**PROBLEM REQUIREMENTS:** Each record is to be transcribed exactly.

»»

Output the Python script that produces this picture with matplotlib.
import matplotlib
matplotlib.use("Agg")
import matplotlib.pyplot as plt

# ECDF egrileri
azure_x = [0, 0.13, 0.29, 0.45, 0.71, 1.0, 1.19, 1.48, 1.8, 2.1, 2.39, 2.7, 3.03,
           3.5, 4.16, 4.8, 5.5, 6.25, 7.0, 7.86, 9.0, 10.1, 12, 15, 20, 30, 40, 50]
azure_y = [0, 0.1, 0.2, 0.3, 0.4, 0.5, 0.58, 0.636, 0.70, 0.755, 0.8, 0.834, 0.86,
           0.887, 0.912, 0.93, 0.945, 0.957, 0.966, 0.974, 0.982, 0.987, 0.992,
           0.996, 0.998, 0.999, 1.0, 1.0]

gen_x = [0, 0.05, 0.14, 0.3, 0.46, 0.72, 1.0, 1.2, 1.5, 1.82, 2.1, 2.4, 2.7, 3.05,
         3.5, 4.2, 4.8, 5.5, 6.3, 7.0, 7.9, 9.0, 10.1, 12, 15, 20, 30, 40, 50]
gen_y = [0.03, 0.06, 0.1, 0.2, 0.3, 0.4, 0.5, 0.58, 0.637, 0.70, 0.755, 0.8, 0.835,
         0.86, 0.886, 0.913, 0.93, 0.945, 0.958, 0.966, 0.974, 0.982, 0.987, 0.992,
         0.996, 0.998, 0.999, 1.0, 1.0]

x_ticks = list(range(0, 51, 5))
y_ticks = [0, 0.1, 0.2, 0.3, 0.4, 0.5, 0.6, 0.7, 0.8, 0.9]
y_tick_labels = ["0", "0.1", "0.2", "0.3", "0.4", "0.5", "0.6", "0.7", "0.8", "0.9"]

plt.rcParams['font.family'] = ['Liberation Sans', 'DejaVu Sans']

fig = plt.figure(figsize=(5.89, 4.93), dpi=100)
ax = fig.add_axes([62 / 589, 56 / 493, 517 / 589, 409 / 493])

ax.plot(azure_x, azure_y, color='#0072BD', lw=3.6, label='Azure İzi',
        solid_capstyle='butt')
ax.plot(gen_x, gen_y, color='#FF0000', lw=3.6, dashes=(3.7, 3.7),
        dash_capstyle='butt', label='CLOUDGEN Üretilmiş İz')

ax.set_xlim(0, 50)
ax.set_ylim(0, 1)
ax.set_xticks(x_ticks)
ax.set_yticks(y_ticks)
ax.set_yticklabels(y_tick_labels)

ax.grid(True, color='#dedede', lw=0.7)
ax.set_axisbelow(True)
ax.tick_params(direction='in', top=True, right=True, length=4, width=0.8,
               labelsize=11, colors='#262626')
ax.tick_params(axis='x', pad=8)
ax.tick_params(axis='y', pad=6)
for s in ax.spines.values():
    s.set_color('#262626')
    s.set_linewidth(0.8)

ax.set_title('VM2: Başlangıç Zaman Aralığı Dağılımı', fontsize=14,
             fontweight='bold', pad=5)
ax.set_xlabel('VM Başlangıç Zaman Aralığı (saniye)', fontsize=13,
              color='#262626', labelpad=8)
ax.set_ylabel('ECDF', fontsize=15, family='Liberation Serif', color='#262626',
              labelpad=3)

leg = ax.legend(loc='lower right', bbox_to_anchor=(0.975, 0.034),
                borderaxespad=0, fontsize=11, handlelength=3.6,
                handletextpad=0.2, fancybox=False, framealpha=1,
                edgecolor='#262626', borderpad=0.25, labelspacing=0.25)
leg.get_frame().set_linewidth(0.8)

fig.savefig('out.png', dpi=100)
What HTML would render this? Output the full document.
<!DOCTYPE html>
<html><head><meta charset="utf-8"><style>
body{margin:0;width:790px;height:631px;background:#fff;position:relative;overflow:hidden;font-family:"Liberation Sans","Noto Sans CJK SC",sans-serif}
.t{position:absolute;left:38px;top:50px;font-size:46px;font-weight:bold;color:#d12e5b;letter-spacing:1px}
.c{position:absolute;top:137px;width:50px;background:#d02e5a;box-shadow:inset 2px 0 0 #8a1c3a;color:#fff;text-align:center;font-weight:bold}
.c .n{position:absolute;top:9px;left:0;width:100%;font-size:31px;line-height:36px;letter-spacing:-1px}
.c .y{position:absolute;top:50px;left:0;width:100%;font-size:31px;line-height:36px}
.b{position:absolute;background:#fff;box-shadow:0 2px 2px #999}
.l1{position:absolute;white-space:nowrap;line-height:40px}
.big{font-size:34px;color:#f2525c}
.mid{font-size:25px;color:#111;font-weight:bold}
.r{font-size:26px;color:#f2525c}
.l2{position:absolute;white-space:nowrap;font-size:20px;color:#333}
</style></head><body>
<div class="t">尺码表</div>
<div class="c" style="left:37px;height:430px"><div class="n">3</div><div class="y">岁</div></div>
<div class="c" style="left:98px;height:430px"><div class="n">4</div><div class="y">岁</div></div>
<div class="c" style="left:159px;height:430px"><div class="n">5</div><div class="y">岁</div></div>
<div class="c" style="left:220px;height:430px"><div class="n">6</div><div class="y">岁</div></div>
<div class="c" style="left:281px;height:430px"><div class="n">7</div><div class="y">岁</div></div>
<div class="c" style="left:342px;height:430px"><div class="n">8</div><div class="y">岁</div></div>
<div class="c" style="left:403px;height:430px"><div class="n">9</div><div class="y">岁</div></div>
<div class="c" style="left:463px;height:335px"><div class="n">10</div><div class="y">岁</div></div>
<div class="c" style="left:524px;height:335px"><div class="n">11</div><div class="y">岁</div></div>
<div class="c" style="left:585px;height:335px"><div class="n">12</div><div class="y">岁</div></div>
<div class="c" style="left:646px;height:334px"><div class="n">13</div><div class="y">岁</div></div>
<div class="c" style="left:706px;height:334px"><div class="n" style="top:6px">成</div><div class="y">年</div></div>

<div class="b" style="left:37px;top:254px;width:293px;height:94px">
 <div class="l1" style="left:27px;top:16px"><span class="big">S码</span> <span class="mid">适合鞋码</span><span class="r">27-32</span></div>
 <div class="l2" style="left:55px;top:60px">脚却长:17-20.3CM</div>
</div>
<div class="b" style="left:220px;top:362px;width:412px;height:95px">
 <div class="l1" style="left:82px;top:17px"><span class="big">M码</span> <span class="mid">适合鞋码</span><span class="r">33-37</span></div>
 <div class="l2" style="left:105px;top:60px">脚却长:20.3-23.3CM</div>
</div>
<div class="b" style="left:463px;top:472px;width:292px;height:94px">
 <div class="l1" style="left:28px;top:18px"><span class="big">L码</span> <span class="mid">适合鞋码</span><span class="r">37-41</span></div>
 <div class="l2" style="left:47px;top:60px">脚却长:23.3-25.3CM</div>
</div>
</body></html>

««

**EXERCISE RESPONSE:**
Output the Python script that produces this picture with matplotlib.
import matplotlib
matplotlib.use("Agg")
import matplotlib.pyplot as plt

# ECDF egrileri
azure_x = [0, 0.13, 0.29, 0.45, 0.71, 1.0, 1.19, 1.48, 1.8, 2.1, 2.39, 2.7, 3.03,
           3.5, 4.16, 4.8, 5.5, 6.25, 7.0, 7.86, 9.0, 10.1, 12, 15, 20, 30, 40, 50]
azure_y = [0, 0.1, 0.2, 0.3, 0.4, 0.5, 0.58, 0.636, 0.70, 0.755, 0.8, 0.834, 0.86,
           0.887, 0.912, 0.93, 0.945, 0.957, 0.966, 0.974, 0.982, 0.987, 0.992,
           0.996, 0.998, 0.999, 1.0, 1.0]

gen_x = [0, 0.05, 0.14, 0.3, 0.46, 0.72, 1.0, 1.2, 1.5, 1.82, 2.1, 2.4, 2.7, 3.05,
         3.5, 4.2, 4.8, 5.5, 6.3, 7.0, 7.9, 9.0, 10.1, 12, 15, 20, 30, 40, 50]
gen_y = [0.03, 0.06, 0.1, 0.2, 0.3, 0.4, 0.5, 0.58, 0.637, 0.70, 0.755, 0.8, 0.835,
         0.86, 0.886, 0.913, 0.93, 0.945, 0.958, 0.966, 0.974, 0.982, 0.987, 0.992,
         0.996, 0.998, 0.999, 1.0, 1.0]

x_ticks = list(range(0, 51, 5))
y_ticks = [0, 0.1, 0.2, 0.3, 0.4, 0.5, 0.6, 0.7, 0.8, 0.9]
y_tick_labels = ["0", "0.1", "0.2", "0.3", "0.4", "0.5", "0.6", "0.7", "0.8", "0.9"]

plt.rcParams['font.family'] = ['Liberation Sans', 'DejaVu Sans']

fig = plt.figure(figsize=(5.89, 4.93), dpi=100)
ax = fig.add_axes([62 / 589, 56 / 493, 517 / 589, 409 / 493])

ax.plot(azure_x, azure_y, color='#0072BD', lw=3.6, label='Azure İzi',
        solid_capstyle='butt')
ax.plot(gen_x, gen_y, color='#FF0000', lw=3.6, dashes=(3.7, 3.7),
        dash_capstyle='butt', label='CLOUDGEN Üretilmiş İz')

ax.set_xlim(0, 50)
ax.set_ylim(0, 1)
ax.set_xticks(x_ticks)
ax.set_yticks(y_ticks)
ax.set_yticklabels(y_tick_labels)

ax.grid(True, color='#dedede', lw=0.7)
ax.set_axisbelow(True)
ax.tick_params(direction='in', top=True, right=True, length=4, width=0.8,
               labelsize=11, colors='#262626')
ax.tick_params(axis='x', pad=8)
ax.tick_params(axis='y', pad=6)
for s in ax.spines.values():
    s.set_color('#262626')
    s.set_linewidth(0.8)

ax.set_title('VM2: Başlangıç Zaman Aralığı Dağılımı', fontsize=14,
             fontweight='bold', pad=5)
ax.set_xlabel('VM Başlangıç Zaman Aralığı (saniye)', fontsize=13,
              color='#262626', labelpad=8)
ax.set_ylabel('ECDF', fontsize=15, family='Liberation Serif', color='#262626',
              labelpad=3)

leg = ax.legend(loc='lower right', bbox_to_anchor=(0.975, 0.034),
                borderaxespad=0, fontsize=11, handlelength=3.6,
                handletextpad=0.2, fancybox=False, framealpha=1,
                edgecolor='#262626', borderpad=0.25, labelspacing=0.25)
leg.get_frame().set_linewidth(0.8)

fig.savefig('out.png', dpi=100)
What HTML would render this? Output the full document.
<!DOCTYPE html>
<html><head><meta charset="utf-8"><style>
body{margin:0;width:790px;height:631px;background:#fff;position:relative;overflow:hidden;font-family:"Liberation Sans","Noto Sans CJK SC",sans-serif}
.t{position:absolute;left:38px;top:50px;font-size:46px;font-weight:bold;color:#d12e5b;letter-spacing:1px}
.c{position:absolute;top:137px;width:50px;background:#d02e5a;box-shadow:inset 2px 0 0 #8a1c3a;color:#fff;text-align:center;font-weight:bold}
.c .n{position:absolute;top:9px;left:0;width:100%;font-size:31px;line-height:36px;letter-spacing:-1px}
.c .y{position:absolute;top:50px;left:0;width:100%;font-size:31px;line-height:36px}
.b{position:absolute;background:#fff;box-shadow:0 2px 2px #999}
.l1{position:absolute;white-space:nowrap;line-height:40px}
.big{font-size:34px;color:#f2525c}
.mid{font-size:25px;color:#111;font-weight:bold}
.r{font-size:26px;color:#f2525c}
.l2{position:absolute;white-space:nowrap;font-size:20px;color:#333}
</style></head><body>
<div class="t">尺码表</div>
<div class="c" style="left:37px;height:430px"><div class="n">3</div><div class="y">岁</div></div>
<div class="c" style="left:98px;height:430px"><div class="n">4</div><div class="y">岁</div></div>
<div class="c" style="left:159px;height:430px"><div class="n">5</div><div class="y">岁</div></div>
<div class="c" style="left:220px;height:430px"><div class="n">6</div><div class="y">岁</div></div>
<div class="c" style="left:281px;height:430px"><div class="n">7</div><div class="y">岁</div></div>
<div class="c" style="left:342px;height:430px"><div class="n">8</div><div class="y">岁</div></div>
<div class="c" style="left:403px;height:430px"><div class="n">9</div><div class="y">岁</div></div>
<div class="c" style="left:463px;height:335px"><div class="n">10</div><div class="y">岁</div></div>
<div class="c" style="left:524px;height:335px"><div class="n">11</div><div class="y">岁</div></div>
<div class="c" style="left:585px;height:335px"><div class="n">12</div><div class="y">岁</div></div>
<div class="c" style="left:646px;height:334px"><div class="n">13</div><div class="y">岁</div></div>
<div class="c" style="left:706px;height:334px"><div class="n" style="top:6px">成</div><div class="y">年</div></div>

<div class="b" style="left:37px;top:254px;width:293px;height:94px">
 <div class="l1" style="left:27px;top:16px"><span class="big">S码</span> <span class="mid">适合鞋码</span><span class="r">27-32</span></div>
 <div class="l2" style="left:55px;top:60px">脚却长:17-20.3CM</div>
</div>
<div class="b" style="left:220px;top:362px;width:412px;height:95px">
 <div class="l1" style="left:82px;top:17px"><span class="big">M码</span> <span class="mid">适合鞋码</span><span class="r">33-37</span></div>
 <div class="l2" style="left:105px;top:60px">脚却长:20.3-23.3CM</div>
</div>
<div class="b" style="left:463px;top:472px;width:292px;height:94px">
 <div class="l1" style="left:28px;top:18px"><span class="big">L码</span> <span class="mid">适合鞋码</span><span class="r">37-41</span></div>
 <div class="l2" style="left:47px;top:60px">脚却长:23.3-25.3CM</div>
</div>
</body></html>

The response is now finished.